Real-World Use Cases

  • Corporate Treasury: A startup might set up a 3-of-5 multisig for its operational funds. The CEO, CFO, and three board members hold keys. This ensures that any large expenditure is transparent and approved by a majority.

  • Escrow Services: In a trade between two strangers, a 2-of-3 multisig can act as an escrow. The buyer and seller hold keys, and a neutral third-party arbitrator holds the third. If the deal goes smoothly, the buyer and seller sign. If a dispute arises, the arbitrator joins one side to release the funds.

  • Two-Factor Authentication (2FA): An individual might keep one key on their laptop and another on a specialized hardware wallet. To move funds, they must sign with both, creating a physical barrier against remote hacking.

How to Get and Use a Multisig Wallet

Setting up a multisig wallet is more complex than creating a standard account, but the security trade-off is worth it for significant holdings. Most users opt for established platforms like Gnosis Safe (Safe) for Ethereum-based assets or specialized scripts for Bitcoin.
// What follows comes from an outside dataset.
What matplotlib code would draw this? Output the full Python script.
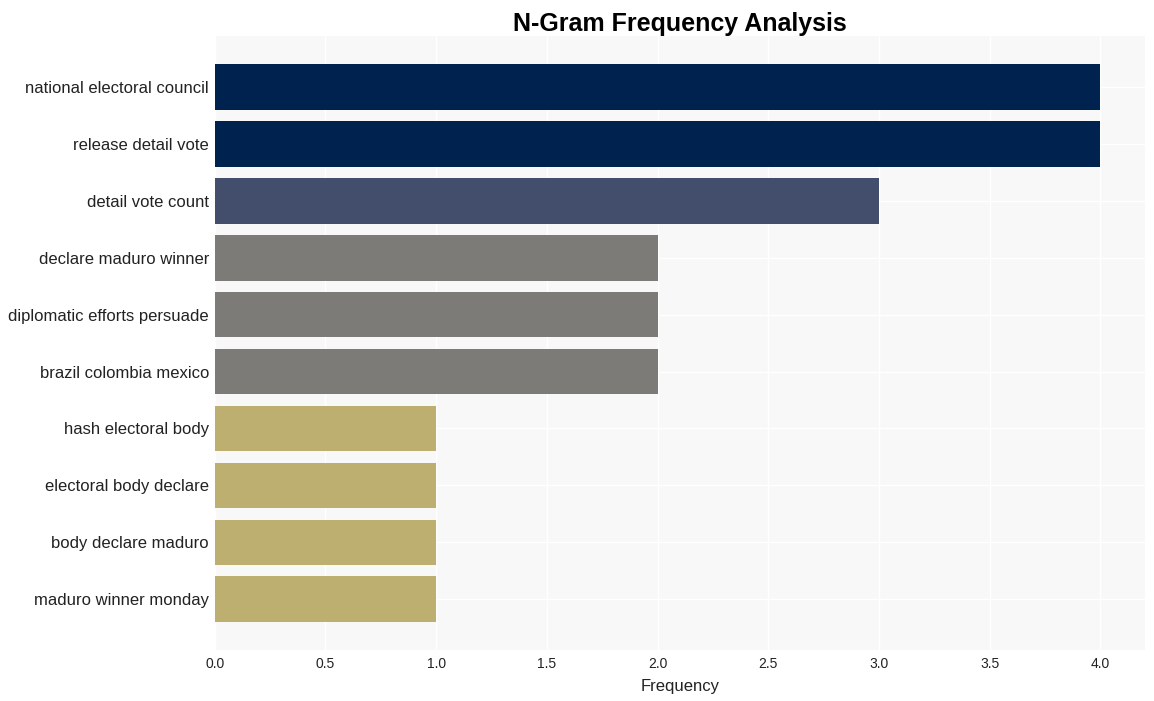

  1. Select Your Signers: Decide who will hold the keys. This could be multiple people or simply you using different devices (e.g., a phone, a hardware wallet, and a paper backup).

  2. Determine the Threshold: Choose your ratio (2-of-3 is the most common for a balance of security and convenience).

  3. Configure the Wallet: Use a multisig interface to generate the vault address. You will need to input the public keys of all participants.

  4. Execute Transactions: To send crypto, one user creates the transaction proposal. Other participants then log into the interface to "approve" or sign it. Once the threshold is met, the transaction is broadcast to the network.